**EXERCISE DIRECTIONS:**
Copy out the listing that follows, exactly, without its pictures.

**DATA SEGMENT:**
%%

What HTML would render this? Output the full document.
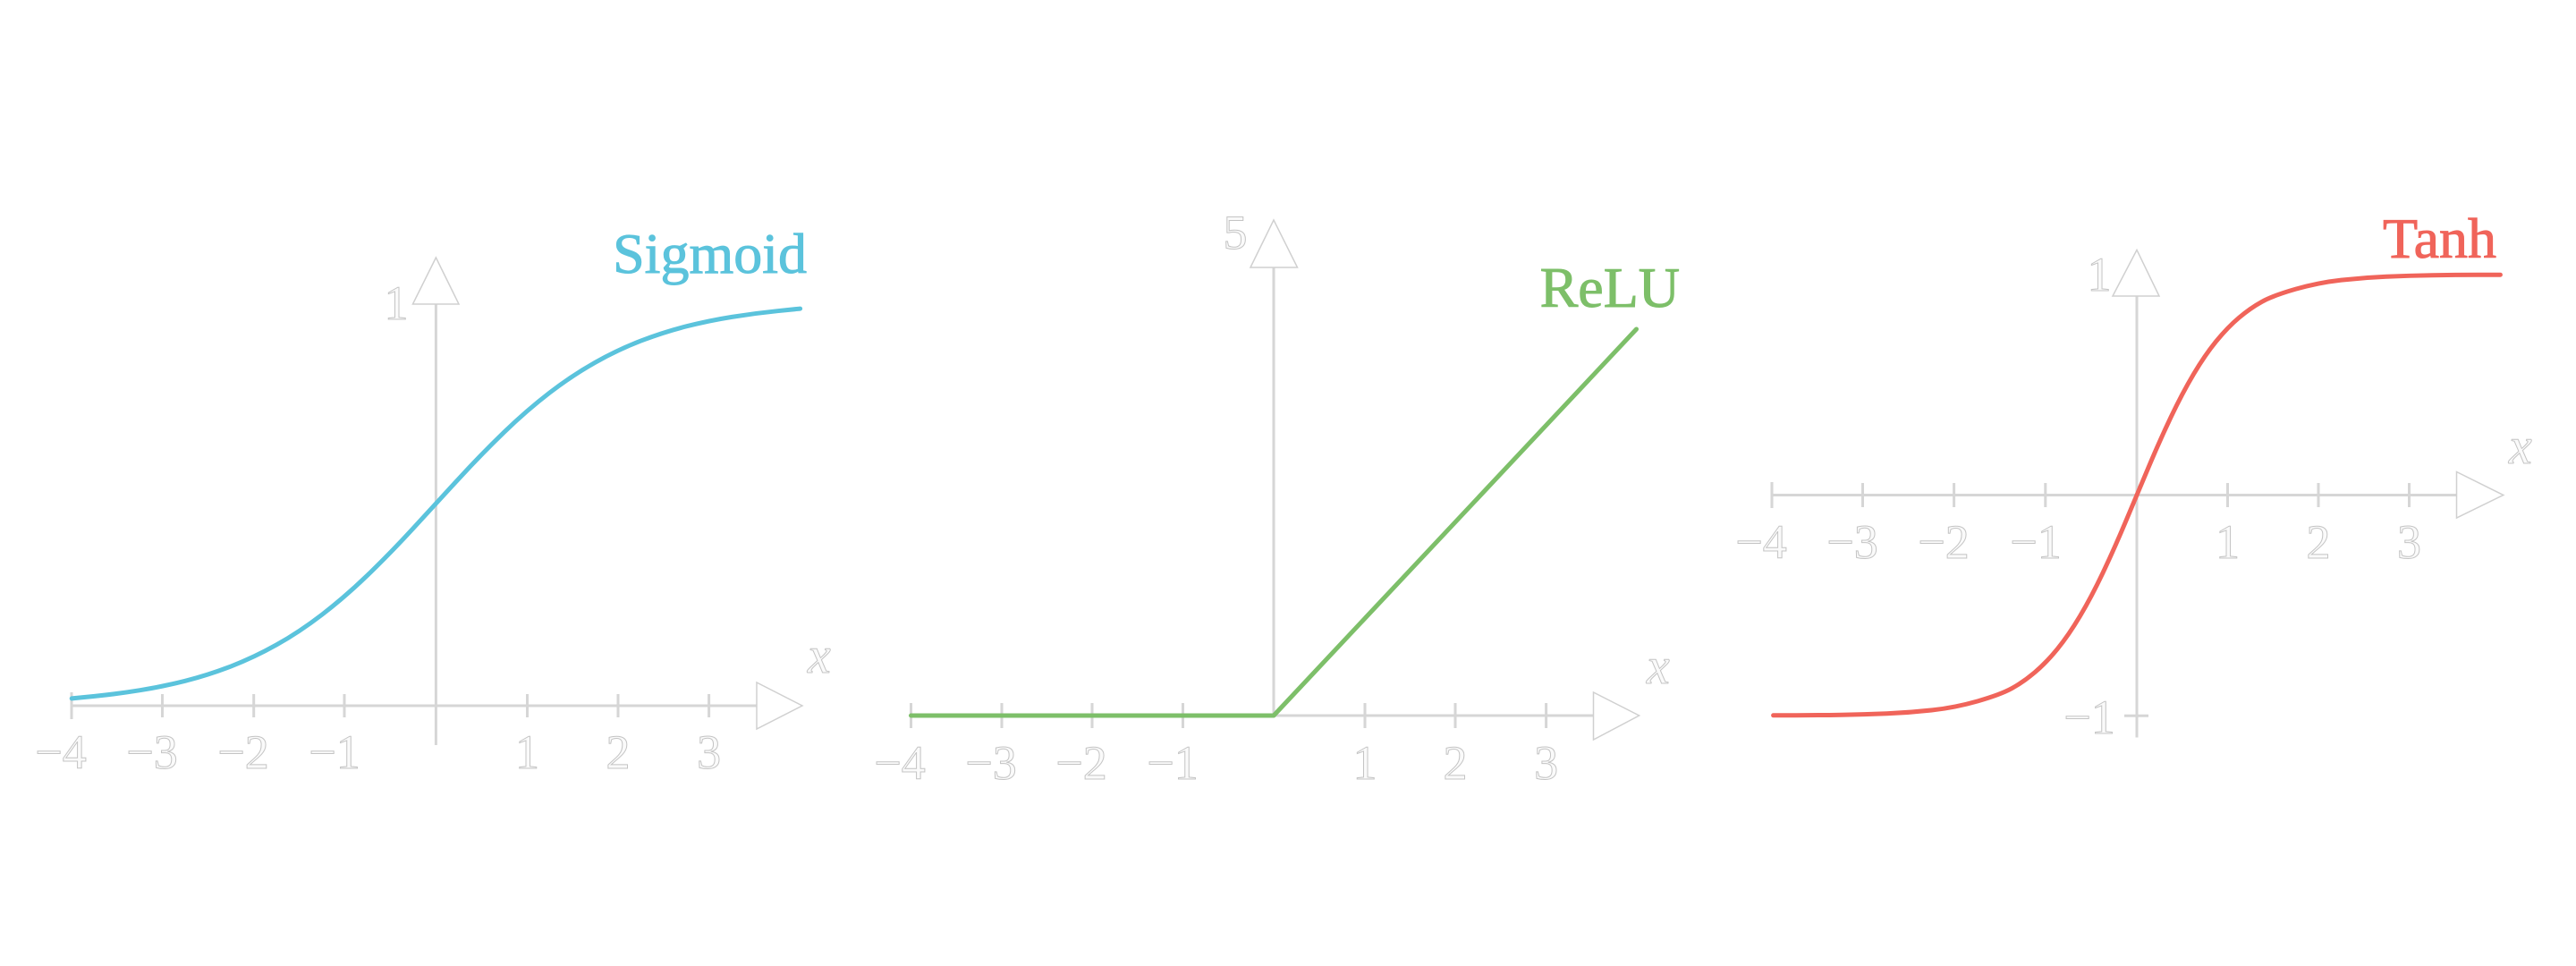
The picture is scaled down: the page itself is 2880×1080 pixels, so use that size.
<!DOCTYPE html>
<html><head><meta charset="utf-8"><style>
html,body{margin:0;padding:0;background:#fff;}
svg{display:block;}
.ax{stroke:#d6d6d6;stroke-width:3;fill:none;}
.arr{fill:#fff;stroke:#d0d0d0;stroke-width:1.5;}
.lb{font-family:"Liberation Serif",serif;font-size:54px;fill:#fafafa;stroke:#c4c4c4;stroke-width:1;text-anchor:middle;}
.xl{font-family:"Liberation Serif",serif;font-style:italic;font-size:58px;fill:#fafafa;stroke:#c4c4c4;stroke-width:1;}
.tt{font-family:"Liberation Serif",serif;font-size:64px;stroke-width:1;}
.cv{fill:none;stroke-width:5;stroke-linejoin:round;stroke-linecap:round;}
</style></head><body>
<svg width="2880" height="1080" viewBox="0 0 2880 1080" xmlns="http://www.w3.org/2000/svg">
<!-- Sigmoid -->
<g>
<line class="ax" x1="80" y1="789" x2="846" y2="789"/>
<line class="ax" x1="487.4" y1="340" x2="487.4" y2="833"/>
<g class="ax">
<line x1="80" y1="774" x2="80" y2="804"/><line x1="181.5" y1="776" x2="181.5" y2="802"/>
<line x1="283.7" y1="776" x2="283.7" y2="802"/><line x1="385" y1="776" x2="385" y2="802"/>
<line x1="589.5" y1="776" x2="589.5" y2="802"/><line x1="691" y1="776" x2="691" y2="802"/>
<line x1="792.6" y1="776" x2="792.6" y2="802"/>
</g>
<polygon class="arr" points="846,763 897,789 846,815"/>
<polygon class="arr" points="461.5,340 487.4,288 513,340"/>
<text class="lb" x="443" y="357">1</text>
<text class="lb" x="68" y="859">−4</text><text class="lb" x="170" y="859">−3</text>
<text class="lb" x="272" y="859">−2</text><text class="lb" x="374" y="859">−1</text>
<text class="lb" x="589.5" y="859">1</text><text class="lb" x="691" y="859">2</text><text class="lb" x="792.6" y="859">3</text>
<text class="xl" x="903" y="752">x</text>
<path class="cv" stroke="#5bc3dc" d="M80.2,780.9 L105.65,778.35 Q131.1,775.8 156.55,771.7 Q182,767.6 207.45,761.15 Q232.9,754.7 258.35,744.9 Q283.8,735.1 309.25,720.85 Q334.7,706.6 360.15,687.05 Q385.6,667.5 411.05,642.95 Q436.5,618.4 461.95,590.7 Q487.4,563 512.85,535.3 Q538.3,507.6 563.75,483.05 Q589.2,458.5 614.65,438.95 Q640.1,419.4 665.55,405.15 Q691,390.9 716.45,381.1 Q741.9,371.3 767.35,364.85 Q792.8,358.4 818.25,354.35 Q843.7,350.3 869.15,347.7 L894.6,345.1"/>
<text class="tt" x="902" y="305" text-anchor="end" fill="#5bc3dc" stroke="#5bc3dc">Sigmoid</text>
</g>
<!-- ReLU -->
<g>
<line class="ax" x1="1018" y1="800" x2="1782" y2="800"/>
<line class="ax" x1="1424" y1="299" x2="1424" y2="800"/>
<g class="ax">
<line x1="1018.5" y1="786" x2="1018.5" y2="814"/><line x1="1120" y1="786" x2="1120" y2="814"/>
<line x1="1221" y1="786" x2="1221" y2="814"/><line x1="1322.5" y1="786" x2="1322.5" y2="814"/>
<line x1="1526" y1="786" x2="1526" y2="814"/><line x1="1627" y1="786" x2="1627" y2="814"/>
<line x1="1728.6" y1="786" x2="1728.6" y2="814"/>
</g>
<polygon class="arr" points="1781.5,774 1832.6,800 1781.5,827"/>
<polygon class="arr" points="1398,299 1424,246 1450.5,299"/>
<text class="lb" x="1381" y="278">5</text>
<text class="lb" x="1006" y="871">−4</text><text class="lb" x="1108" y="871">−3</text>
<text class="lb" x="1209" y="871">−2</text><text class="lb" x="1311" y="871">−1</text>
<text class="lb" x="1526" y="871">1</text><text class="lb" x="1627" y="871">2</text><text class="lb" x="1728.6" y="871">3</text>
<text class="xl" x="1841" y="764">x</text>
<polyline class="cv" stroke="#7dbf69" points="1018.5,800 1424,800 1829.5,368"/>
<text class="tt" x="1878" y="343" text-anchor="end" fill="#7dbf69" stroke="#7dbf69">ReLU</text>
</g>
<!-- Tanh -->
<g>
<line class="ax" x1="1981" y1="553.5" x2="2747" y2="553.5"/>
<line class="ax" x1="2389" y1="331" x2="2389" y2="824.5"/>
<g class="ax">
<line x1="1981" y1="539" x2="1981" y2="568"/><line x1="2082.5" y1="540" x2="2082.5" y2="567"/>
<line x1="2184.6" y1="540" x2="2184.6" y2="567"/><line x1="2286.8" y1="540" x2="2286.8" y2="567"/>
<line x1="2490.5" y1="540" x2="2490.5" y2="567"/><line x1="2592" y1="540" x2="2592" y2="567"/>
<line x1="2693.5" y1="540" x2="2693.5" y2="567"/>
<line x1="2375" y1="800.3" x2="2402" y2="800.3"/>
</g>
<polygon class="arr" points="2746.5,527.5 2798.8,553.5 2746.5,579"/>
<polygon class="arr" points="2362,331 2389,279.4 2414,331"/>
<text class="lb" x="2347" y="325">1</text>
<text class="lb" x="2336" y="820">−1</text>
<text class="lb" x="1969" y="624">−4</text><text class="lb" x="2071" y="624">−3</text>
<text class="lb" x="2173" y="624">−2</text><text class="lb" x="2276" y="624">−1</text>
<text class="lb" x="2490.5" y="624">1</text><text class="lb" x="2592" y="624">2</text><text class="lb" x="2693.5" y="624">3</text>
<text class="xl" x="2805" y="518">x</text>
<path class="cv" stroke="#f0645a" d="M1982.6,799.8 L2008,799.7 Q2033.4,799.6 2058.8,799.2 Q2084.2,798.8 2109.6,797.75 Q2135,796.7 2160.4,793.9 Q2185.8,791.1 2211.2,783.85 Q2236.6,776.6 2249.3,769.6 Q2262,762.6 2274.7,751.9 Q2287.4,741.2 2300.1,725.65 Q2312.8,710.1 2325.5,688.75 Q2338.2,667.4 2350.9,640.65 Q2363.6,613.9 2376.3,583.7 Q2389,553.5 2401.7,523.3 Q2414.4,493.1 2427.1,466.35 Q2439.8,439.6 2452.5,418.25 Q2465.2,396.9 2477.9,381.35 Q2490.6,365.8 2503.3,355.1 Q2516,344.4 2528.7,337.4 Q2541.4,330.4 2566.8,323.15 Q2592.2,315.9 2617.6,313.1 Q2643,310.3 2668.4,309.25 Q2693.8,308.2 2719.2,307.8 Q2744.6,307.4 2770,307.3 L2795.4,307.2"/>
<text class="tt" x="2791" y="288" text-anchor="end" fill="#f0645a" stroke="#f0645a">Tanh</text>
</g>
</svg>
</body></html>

%%

**COMPLETED TASK:**
What HTML would render this? Output the full document.
The picture is scaled down: the page itself is 2880×1080 pixels, so use that size.
<!DOCTYPE html>
<html><head><meta charset="utf-8"><style>
html,body{margin:0;padding:0;background:#fff;}
svg{display:block;}
.ax{stroke:#d6d6d6;stroke-width:3;fill:none;}
.arr{fill:#fff;stroke:#d0d0d0;stroke-width:1.5;}
.lb{font-family:"Liberation Serif",serif;font-size:54px;fill:#fafafa;stroke:#c4c4c4;stroke-width:1;text-anchor:middle;}
.xl{font-family:"Liberation Serif",serif;font-style:italic;font-size:58px;fill:#fafafa;stroke:#c4c4c4;stroke-width:1;}
.tt{font-family:"Liberation Serif",serif;font-size:64px;stroke-width:1;}
.cv{fill:none;stroke-width:5;stroke-linejoin:round;stroke-linecap:round;}
</style></head><body>
<svg width="2880" height="1080" viewBox="0 0 2880 1080" xmlns="http://www.w3.org/2000/svg">
<!-- Sigmoid -->
<g>
<line class="ax" x1="80" y1="789" x2="846" y2="789"/>
<line class="ax" x1="487.4" y1="340" x2="487.4" y2="833"/>
<g class="ax">
<line x1="80" y1="774" x2="80" y2="804"/><line x1="181.5" y1="776" x2="181.5" y2="802"/>
<line x1="283.7" y1="776" x2="283.7" y2="802"/><line x1="385" y1="776" x2="385" y2="802"/>
<line x1="589.5" y1="776" x2="589.5" y2="802"/><line x1="691" y1="776" x2="691" y2="802"/>
<line x1="792.6" y1="776" x2="792.6" y2="802"/>
</g>
<polygon class="arr" points="846,763 897,789 846,815"/>
<polygon class="arr" points="461.5,340 487.4,288 513,340"/>
<text class="lb" x="443" y="357">1</text>
<text class="lb" x="68" y="859">−4</text><text class="lb" x="170" y="859">−3</text>
<text class="lb" x="272" y="859">−2</text><text class="lb" x="374" y="859">−1</text>
<text class="lb" x="589.5" y="859">1</text><text class="lb" x="691" y="859">2</text><text class="lb" x="792.6" y="859">3</text>
<text class="xl" x="903" y="752">x</text>
<path class="cv" stroke="#5bc3dc" d="M80.2,780.9 L105.65,778.35 Q131.1,775.8 156.55,771.7 Q182,767.6 207.45,761.15 Q232.9,754.7 258.35,744.9 Q283.8,735.1 309.25,720.85 Q334.7,706.6 360.15,687.05 Q385.6,667.5 411.05,642.95 Q436.5,618.4 461.95,590.7 Q487.4,563 512.85,535.3 Q538.3,507.6 563.75,483.05 Q589.2,458.5 614.65,438.95 Q640.1,419.4 665.55,405.15 Q691,390.9 716.45,381.1 Q741.9,371.3 767.35,364.85 Q792.8,358.4 818.25,354.35 Q843.7,350.3 869.15,347.7 L894.6,345.1"/>
<text class="tt" x="902" y="305" text-anchor="end" fill="#5bc3dc" stroke="#5bc3dc">Sigmoid</text>
</g>
<!-- ReLU -->
<g>
<line class="ax" x1="1018" y1="800" x2="1782" y2="800"/>
<line class="ax" x1="1424" y1="299" x2="1424" y2="800"/>
<g class="ax">
<line x1="1018.5" y1="786" x2="1018.5" y2="814"/><line x1="1120" y1="786" x2="1120" y2="814"/>
<line x1="1221" y1="786" x2="1221" y2="814"/><line x1="1322.5" y1="786" x2="1322.5" y2="814"/>
<line x1="1526" y1="786" x2="1526" y2="814"/><line x1="1627" y1="786" x2="1627" y2="814"/>
<line x1="1728.6" y1="786" x2="1728.6" y2="814"/>
</g>
<polygon class="arr" points="1781.5,774 1832.6,800 1781.5,827"/>
<polygon class="arr" points="1398,299 1424,246 1450.5,299"/>
<text class="lb" x="1381" y="278">5</text>
<text class="lb" x="1006" y="871">−4</text><text class="lb" x="1108" y="871">−3</text>
<text class="lb" x="1209" y="871">−2</text><text class="lb" x="1311" y="871">−1</text>
<text class="lb" x="1526" y="871">1</text><text class="lb" x="1627" y="871">2</text><text class="lb" x="1728.6" y="871">3</text>
<text class="xl" x="1841" y="764">x</text>
<polyline class="cv" stroke="#7dbf69" points="1018.5,800 1424,800 1829.5,368"/>
<text class="tt" x="1878" y="343" text-anchor="end" fill="#7dbf69" stroke="#7dbf69">ReLU</text>
</g>
<!-- Tanh -->
<g>
<line class="ax" x1="1981" y1="553.5" x2="2747" y2="553.5"/>
<line class="ax" x1="2389" y1="331" x2="2389" y2="824.5"/>
<g class="ax">
<line x1="1981" y1="539" x2="1981" y2="568"/><line x1="2082.5" y1="540" x2="2082.5" y2="567"/>
<line x1="2184.6" y1="540" x2="2184.6" y2="567"/><line x1="2286.8" y1="540" x2="2286.8" y2="567"/>
<line x1="2490.5" y1="540" x2="2490.5" y2="567"/><line x1="2592" y1="540" x2="2592" y2="567"/>
<line x1="2693.5" y1="540" x2="2693.5" y2="567"/>
<line x1="2375" y1="800.3" x2="2402" y2="800.3"/>
</g>
<polygon class="arr" points="2746.5,527.5 2798.8,553.5 2746.5,579"/>
<polygon class="arr" points="2362,331 2389,279.4 2414,331"/>
<text class="lb" x="2347" y="325">1</text>
<text class="lb" x="2336" y="820">−1</text>
<text class="lb" x="1969" y="624">−4</text><text class="lb" x="2071" y="624">−3</text>
<text class="lb" x="2173" y="624">−2</text><text class="lb" x="2276" y="624">−1</text>
<text class="lb" x="2490.5" y="624">1</text><text class="lb" x="2592" y="624">2</text><text class="lb" x="2693.5" y="624">3</text>
<text class="xl" x="2805" y="518">x</text>
<path class="cv" stroke="#f0645a" d="M1982.6,799.8 L2008,799.7 Q2033.4,799.6 2058.8,799.2 Q2084.2,798.8 2109.6,797.75 Q2135,796.7 2160.4,793.9 Q2185.8,791.1 2211.2,783.85 Q2236.6,776.6 2249.3,769.6 Q2262,762.6 2274.7,751.9 Q2287.4,741.2 2300.1,725.65 Q2312.8,710.1 2325.5,688.75 Q2338.2,667.4 2350.9,640.65 Q2363.6,613.9 2376.3,583.7 Q2389,553.5 2401.7,523.3 Q2414.4,493.1 2427.1,466.35 Q2439.8,439.6 2452.5,418.25 Q2465.2,396.9 2477.9,381.35 Q2490.6,365.8 2503.3,355.1 Q2516,344.4 2528.7,337.4 Q2541.4,330.4 2566.8,323.15 Q2592.2,315.9 2617.6,313.1 Q2643,310.3 2668.4,309.25 Q2693.8,308.2 2719.2,307.8 Q2744.6,307.4 2770,307.3 L2795.4,307.2"/>
<text class="tt" x="2791" y="288" text-anchor="end" fill="#f0645a" stroke="#f0645a">Tanh</text>
</g>
</svg>
</body></html>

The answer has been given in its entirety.